WeBank, with internet conglomerate Tencent as the largest shareholder, is also digital-only and is so far focused on consumer credit. Its online instant lending business leverages its exclusive access to WeChat and QQ, the ubiquitous messaging and mobile services platforms owned by Tencent, and the data generated from them. WeBank announced in July this year to open-source all of their tech tools, including a set for big data analysis and management.

XWBank, the digital-only bank with consumer electronics giant Xiaomi as a minor shareholder, has released a wide range of APIs and has reached partnership with hundreds of local financial institutions.

These digital-only banks also apply big data technologies in remote bank account opening, identity verification and other risk management tasks, etc.

MyBank has amassed more than 17 million business borrowers and WeBank has more than 100 million individual customers. Both have reported extraordinary business results and significant operating cost reduction. Fintech platforms are also highly scalable and can easily and cost-effectively add new products and expand into new markets. Big tech companies behind those digital banks also provide them with efficient, resilient and reliable tech infrastructures like cloud computing offerings. Also, they have significantly fewer employees and lower operating costs.

Apart from pressures from fintechs, Chinese conventional banks are also facing challenges in the midst of economic and regulatory changes, especially in risk management and new business expansion. China's banking system has been directed by the state to help implement economic development plans that had previously mainly serviced the state-owned or big private corporations, and had long neglected retail banking and small business lending before the recent changes. As China's economic growth has been declining in recent years, China's banking industry is facing challenges such as record-high corporate default rates and liquidity difficulties confronting some smaller commercial banks. It is also facing new policy and regulatory requirements aiming to boost economic growth or rein in risks in the current system, such as increases of bank loans to private businesses, which has been regarded as a new potential economic growth driver to the state but with more risky customers to the established banks, and the spinning off of their wealth management businesses, which has long been scrutinized as highly-risky shadow banking entities. All of these changes mean increased requirements in risk management and operating efficiency.

Major banks have initiated multi-year plans to update their technology and operating models.
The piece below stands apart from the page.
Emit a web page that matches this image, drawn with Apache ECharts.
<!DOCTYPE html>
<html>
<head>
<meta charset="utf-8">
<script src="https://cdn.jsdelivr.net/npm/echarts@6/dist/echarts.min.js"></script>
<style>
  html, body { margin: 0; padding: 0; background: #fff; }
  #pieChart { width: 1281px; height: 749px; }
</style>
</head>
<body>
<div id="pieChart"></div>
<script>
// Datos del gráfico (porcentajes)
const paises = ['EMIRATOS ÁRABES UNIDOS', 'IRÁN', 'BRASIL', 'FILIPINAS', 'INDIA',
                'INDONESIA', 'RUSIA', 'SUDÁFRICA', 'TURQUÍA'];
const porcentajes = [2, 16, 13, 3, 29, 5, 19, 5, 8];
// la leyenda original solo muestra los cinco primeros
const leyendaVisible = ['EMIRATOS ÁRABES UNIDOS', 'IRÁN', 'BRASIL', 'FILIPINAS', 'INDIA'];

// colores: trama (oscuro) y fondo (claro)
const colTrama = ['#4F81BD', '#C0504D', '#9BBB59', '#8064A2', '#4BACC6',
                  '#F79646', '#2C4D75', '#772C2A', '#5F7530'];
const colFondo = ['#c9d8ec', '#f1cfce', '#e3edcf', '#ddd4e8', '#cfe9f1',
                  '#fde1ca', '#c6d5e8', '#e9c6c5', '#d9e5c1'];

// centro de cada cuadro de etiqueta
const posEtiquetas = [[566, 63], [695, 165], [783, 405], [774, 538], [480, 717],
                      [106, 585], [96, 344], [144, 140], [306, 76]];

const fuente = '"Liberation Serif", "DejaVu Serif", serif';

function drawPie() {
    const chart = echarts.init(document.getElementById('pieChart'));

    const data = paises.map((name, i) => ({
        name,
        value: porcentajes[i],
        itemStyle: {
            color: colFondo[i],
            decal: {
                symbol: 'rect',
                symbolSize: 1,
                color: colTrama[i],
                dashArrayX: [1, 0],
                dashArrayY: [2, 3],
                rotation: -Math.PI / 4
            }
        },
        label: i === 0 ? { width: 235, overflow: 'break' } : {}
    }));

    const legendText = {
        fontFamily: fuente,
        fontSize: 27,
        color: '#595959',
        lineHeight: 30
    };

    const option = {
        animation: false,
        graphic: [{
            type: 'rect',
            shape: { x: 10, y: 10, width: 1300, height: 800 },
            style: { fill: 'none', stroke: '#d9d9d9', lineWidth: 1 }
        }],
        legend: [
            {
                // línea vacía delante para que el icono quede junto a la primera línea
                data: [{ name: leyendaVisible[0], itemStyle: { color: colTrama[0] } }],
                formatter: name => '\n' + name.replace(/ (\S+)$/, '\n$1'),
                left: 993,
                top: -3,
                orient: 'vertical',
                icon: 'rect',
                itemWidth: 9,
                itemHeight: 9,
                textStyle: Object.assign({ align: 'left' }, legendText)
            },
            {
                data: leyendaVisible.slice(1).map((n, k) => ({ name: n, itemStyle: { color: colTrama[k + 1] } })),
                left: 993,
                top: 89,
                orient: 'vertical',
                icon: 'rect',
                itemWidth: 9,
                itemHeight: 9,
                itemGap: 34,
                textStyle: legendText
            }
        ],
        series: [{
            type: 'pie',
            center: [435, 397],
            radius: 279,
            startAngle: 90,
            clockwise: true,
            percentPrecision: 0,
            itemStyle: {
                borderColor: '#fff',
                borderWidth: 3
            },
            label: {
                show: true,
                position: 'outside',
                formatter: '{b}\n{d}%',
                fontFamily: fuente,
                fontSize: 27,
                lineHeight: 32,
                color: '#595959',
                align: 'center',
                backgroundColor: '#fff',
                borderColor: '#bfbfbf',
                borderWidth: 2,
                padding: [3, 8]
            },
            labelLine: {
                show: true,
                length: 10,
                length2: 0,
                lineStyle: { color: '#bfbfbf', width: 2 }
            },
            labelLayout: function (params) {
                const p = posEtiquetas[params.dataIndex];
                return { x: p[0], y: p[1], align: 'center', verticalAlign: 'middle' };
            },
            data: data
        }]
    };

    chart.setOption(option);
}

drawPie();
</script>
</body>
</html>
More recently, they have begun to develop tech capabilities around the idea of open banking, which is implemented by China’s banking industry through the use of APIs to allow for access to both their data and functionality.
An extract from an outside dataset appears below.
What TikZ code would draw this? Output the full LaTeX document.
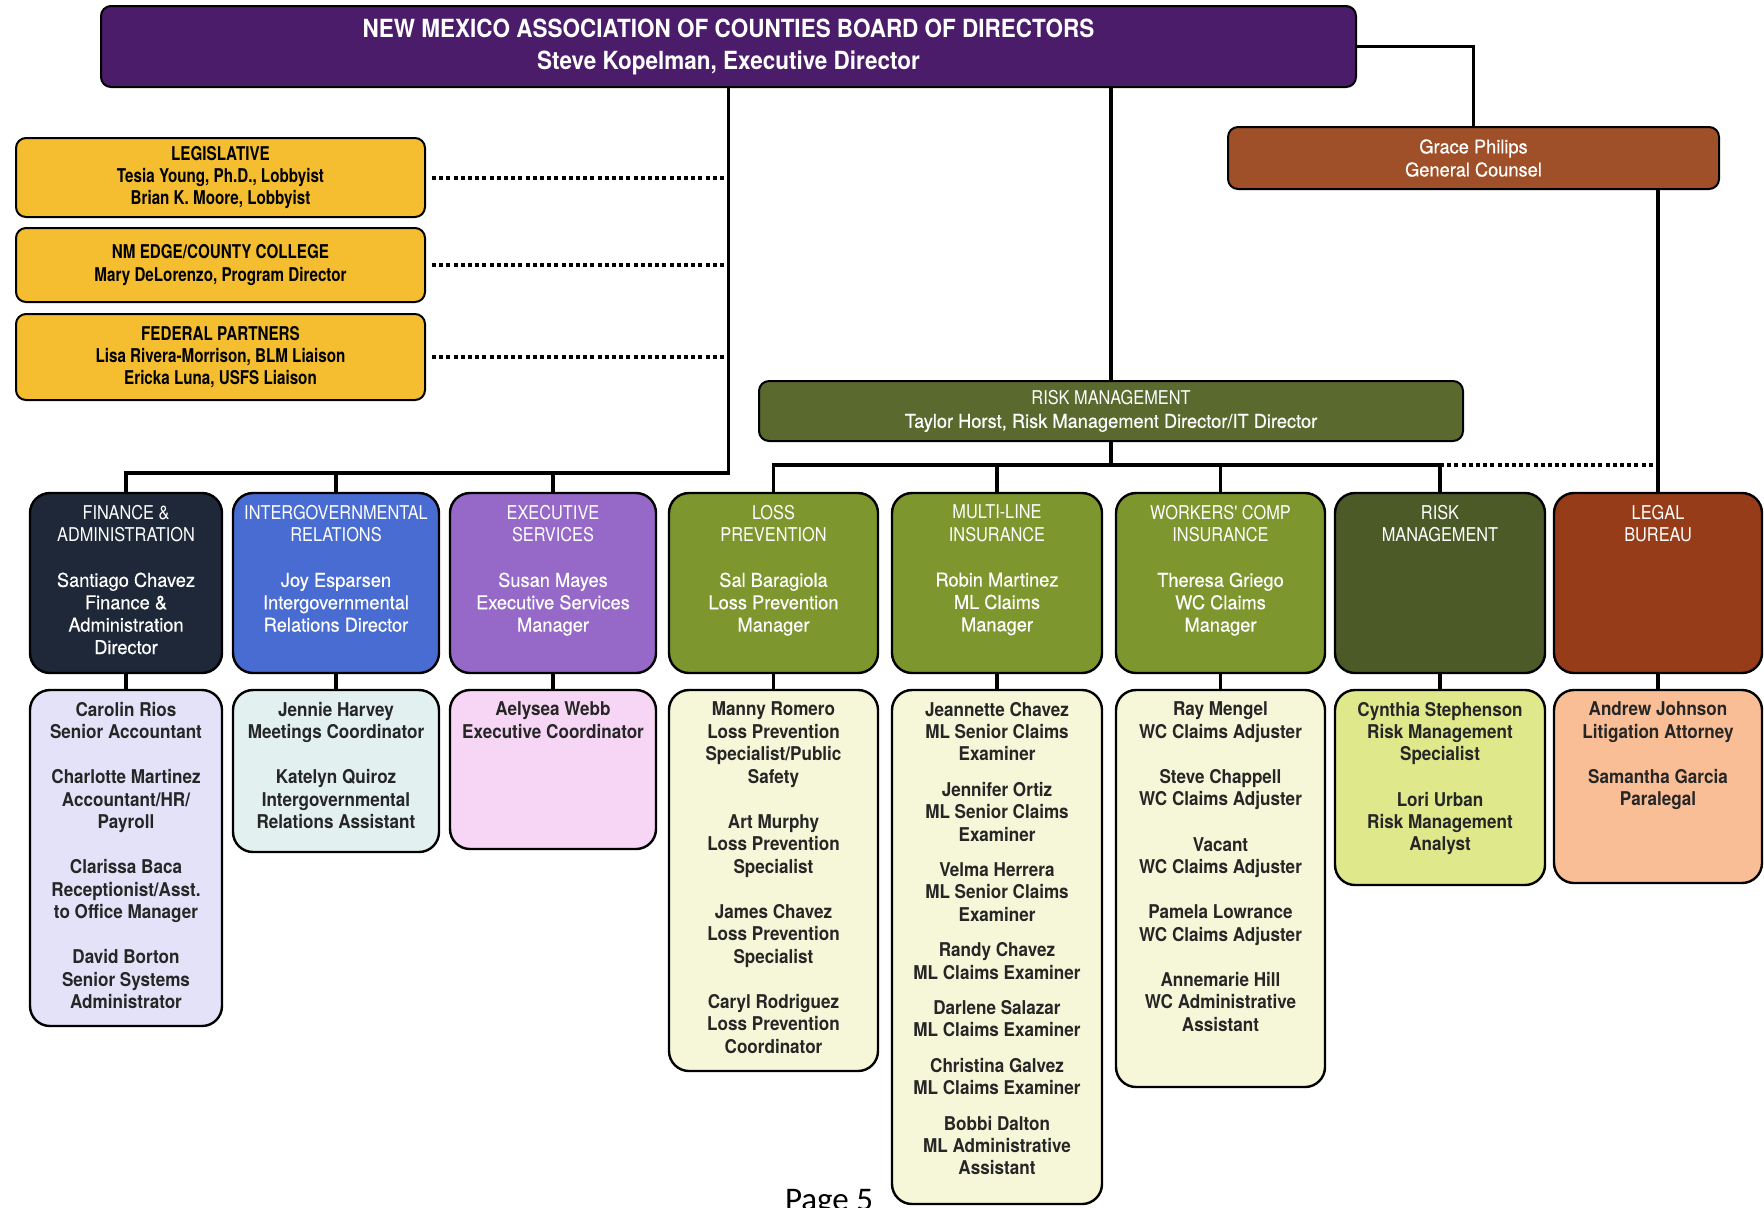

Since 2018 more than half a dozen major banks, including Industrial and Commercial Bank of China and China Construction Bank, the world's largest and second-largest by total assets, respectively, have launched open APIs and related offerings. Smaller banks tend to partner with fintechs to share data and services.

The open banking trend is expected to bridge the data gap between conventional banks and digital tech companies. While China's tech industry has long been pushing for data mining and sharing, records of the financial activities and positions of businesses or individuals held by traditional financial institutions are not accessible to most of the newly emerged financial services providers, let alone other data like interactions with customers.
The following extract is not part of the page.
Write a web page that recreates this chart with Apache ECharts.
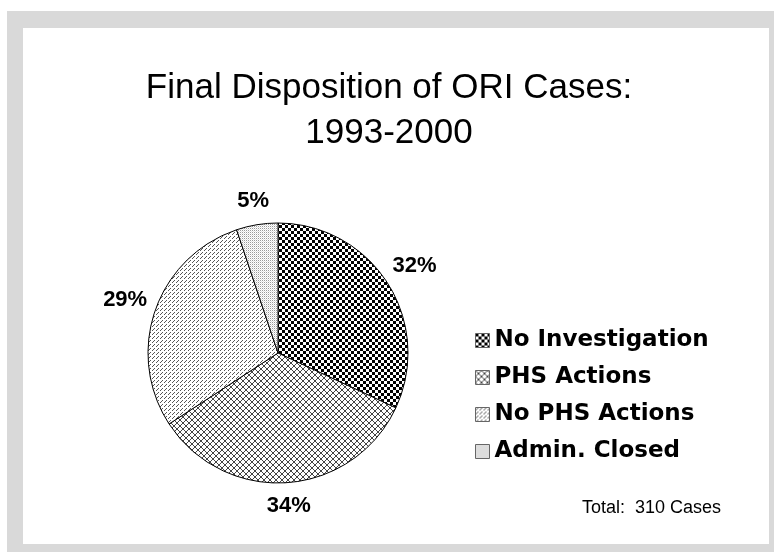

Incumbent banks have also begun to use alternative data and data analytics services from digital financial services providers or digital data vendors in the hopes of improving their online marketing and risk management capabilities.

While China hasn't yet issued any regulations or guidelines on it, open banking has been regarded as a major approach for incumbents to keep up with the latest technology and business trends. Though data-sharing between established banks and fintechs are still at an early stage, it is hoped that the open banking movement will eventually bring the two sides onto a network of shared data and services.